In aerobic wastewater treatment, membranes are sometimes used to improve the effectiveness of conventional suspended growth systems, such as activated sludge (AS). Suspended growth aerobic rectors incorporating membranes are referred to as membrane bio-reactors (MBR's). MBR's offer many benefits over conventional suspended growth systems, such as: small footprint and HRT requirements; better effluent water quality; disinfection; less sludge production; and the ability to retain biomass within the reactor, facilitating more precise control of SRT and leading to improved operational stability and robustness. For biological N removal, the long SRT and high-suspended solids concentration achieved in the MBR prevents wash out of slow-growing nitrifying bacteria and also improves the nitrifying capability of the system. Since most MBR systems employ a single reactor, the same SRT applies for nitrification and denitrification; this necessitates a large system, since aerobic nitrification is the rate limiting step. While MBRs have been demonstrated for biological N and P removal individually (Fan et al., 1996, Cicek et al., 1999), combined biological N and P removal in MBR's has not been demonstrated.
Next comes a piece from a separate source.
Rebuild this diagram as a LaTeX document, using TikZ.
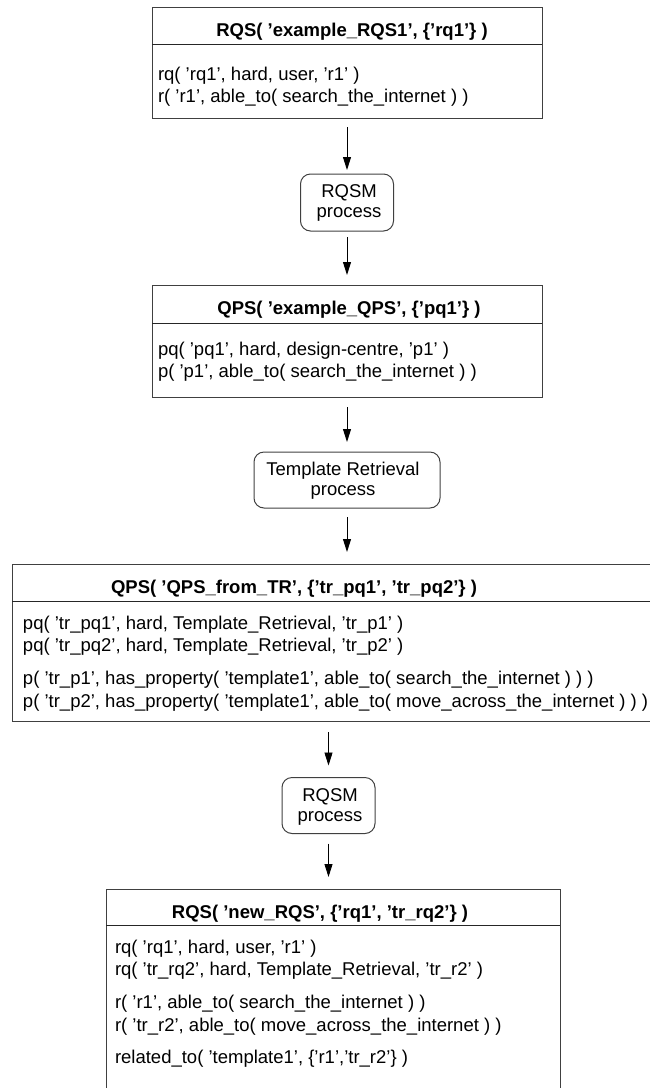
\documentclass[tikz,border=0pt]{standalone}
\usepackage{fontspec}
\setmainfont{Liberation Sans}
\usetikzlibrary{arrows.meta}
\begin{document}
\begin{tikzpicture}[x=1pt,y=-1pt,
  frame/.style={draw=black!75, line width=1pt, inner sep=0pt, outer sep=0pt},
  hidden/.style={inner sep=0pt, outer sep=0pt},
  frameline/.style={draw=black!75, line width=1pt},
  proc/.style={frame, rounded corners=10pt},
  divider/.style={draw=black!85, line width=0.9pt},
  txt/.style={inner sep=0pt, outer sep=0pt, anchor=base west, font=\fontsize{18.5}{22}\selectfont},
  ttl/.style={inner sep=0pt, outer sep=0pt, anchor=base, font=\fontsize{18.5}{22}\selectfont\bfseries},
  ctr/.style={inner sep=0pt, outer sep=0pt, anchor=base, font=\fontsize{18.5}{22}\selectfont},
  arr/.style={-{Triangle[length=13pt,width=8pt]}, line width=0.9pt}
]
\useasboundingbox (0,0) rectangle (650,1088);

% ---------- Box 1 ----------
\node[frame, minimum width=390pt, minimum height=111pt] (b1) at (347,62.5) {};
\coordinate (d1) at (0,44);
\draw[divider] (b1.west |- d1) -- (b1.east |- d1);
\node[ttl] (t1) at (352,36.5) {RQS( ’example\_RQS1’, \{’rq1’\} )};
\node[txt] (l1a) at (158,80) {rq( ’rq1’, hard, user, ’r1’ )};
\node[txt] (l1b) at (158,102) {r( ’r1’, able\_to( search\_the\_internet ) )};

% ---------- RQSM 1 ----------
\node[proc, minimum width=93pt, minimum height=57pt] (q1) at (347,202.5) {};
\node[ctr] (q1a) at (349,197) {RQSM};
\node[ctr] (q1b) at (349,217) {process};

% ---------- Box 2 ----------
\node[frame, minimum width=390pt, minimum height=112pt] (b2) at (347,341) {};
\coordinate (d2) at (0,323);
\draw[divider] (b2.west |- d2) -- (b2.east |- d2);
\node[ttl] (t2) at (349,314.5) {QPS( ’example\_QPS’, \{’pq1’\} )};
\node[txt] (l2a) at (158,355) {pq( ’pq1’, hard, design-centre, ’p1’ )};
\node[txt] (l2b) at (158,377) {p( ’p1’, able\_to( search\_the\_internet ) )};

% ---------- Template Retrieval ----------
\node[proc, minimum width=186pt, minimum height=56pt] (tr) at (347,480) {};
\node[ctr] (tra) at (343,475) {Template Retrieval};
\node[ctr] (trb) at (343,495) {process};

% ---------- Box 3 ----------
\node[hidden, minimum width=640pt, minimum height=157pt] (b3) at (332,642.5) {};
\draw[frameline] (b3.north east) -- (b3.north west) -- (b3.south west) -- (b3.south east);
\coordinate (d3) at (0,601);
\draw[divider] (b3.west |- d3) -- (b3.east |- d3);
\node[ttl] (t3) at (294,593.5) {QPS( ’QPS\_from\_TR’, \{’tr\_pq1’, ’tr\_pq2’\} )};
\node[txt] (l3a) at (23,629) {pq( ’tr\_pq1’, hard, Template\_Retrieval, ’tr\_p1’ )};
\node[txt] (l3b) at (23,651) {pq( ’tr\_pq2’, hard, Template\_Retrieval, ’tr\_p2’ )};
\node[txt] (l3c) at (23,684) {p( ’tr\_p1’, has\_property( ’template1’, able\_to( search\_the\_internet ) ) )};
\node[txt] (l3d) at (23,707) {p( ’tr\_p2’, has\_property( ’template1’, able\_to( move\_across\_the\_internet ) ) )};

% ---------- RQSM 2 ----------
\node[proc, minimum width=93pt, minimum height=56pt] (q2) at (328.5,805.5) {};
\node[ctr] (q2a) at (330,801) {RQSM};
\node[ctr] (q2b) at (330,821) {process};

% ---------- Box 4 ----------
\node[hidden, minimum width=454pt, minimum height=203pt] (b4) at (333,990.5) {};
\draw[frameline] (b4.south west) -- (b4.north west) -- (b4.north east) -- (b4.south east);
\coordinate (d4) at (0,925);
\draw[divider] (b4.west |- d4) -- (b4.east |- d4);
\node[ttl] (t4) at (320,918.5) {RQS( ’new\_RQS’, \{’rq1’, ’tr\_rq2’\} )};
\node[txt] (l4a) at (115,953) {rq( ’rq1’, hard, user, ’r1’ )};
\node[txt] (l4b) at (115,975) {rq( ’tr\_rq2’, hard, Template\_Retrieval, ’tr\_r2’ )};
\node[txt] (l4c) at (115,1008) {r( ’r1’, able\_to( search\_the\_internet ) )};
\node[txt] (l4d) at (115,1031) {r( ’tr\_r2’, able\_to( move\_across\_the\_internet ) )};
\node[txt] (l4e) at (115,1063) {related\_to( ’template1’, \{’r1’,’tr\_r2’\} )};

% ---------- Connectors ----------
\draw[arr, shorten <=9pt, shorten >=4pt] (b1.south) -- (q1.north);
\draw[arr, shorten <=6pt, shorten >=10pt] (q1.south) -- (b2.north);
\draw[arr, shorten <=10pt, shorten >=10pt] (b2.south) -- (tr.north);
\draw[arr, shorten <=9pt, shorten >=12pt] (tr.south) -- (tr.south |- b3.north);
\draw[arr, shorten <=11pt, shorten >=12pt] (q2.north |- b3.south) -- (q2.north);
\draw[arr, shorten <=10pt, shorten >=12pt] (q2.south) -- (q2.south |- b4.north);
\end{tikzpicture}
\end{document}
Several attempts have been made to use MBR processes for BNR. U.S. Pat. No. 6,485,645 (Husain, et al.) discloses a biological process for removing nitrogen through nitrification-denitrification and phosphorus using enhanced biological phosphorous removal (EBPR). The aerobic removal of phosphorous by EBPR produces more sludge, than anoxic P uptake, increases the demand for organic carbon, and requires much higher aeration energy. In particular, the process employs an anaerobic reactor that represents only about 9% of the total bioreactor volumes, corresponding to an HRT<1 hour, which is too small to provide significant P treatment. A membrane filter is disclosed for use in the aerobic nitrification reactor. This process is inefficient for treating wastewater containing both phosphorous and nitrogen, particularly where biodegradable organic carbon is limited.
The need therefore still exists for an improved method and process for the treatment of wastewater containing phosphorous and nitrogen.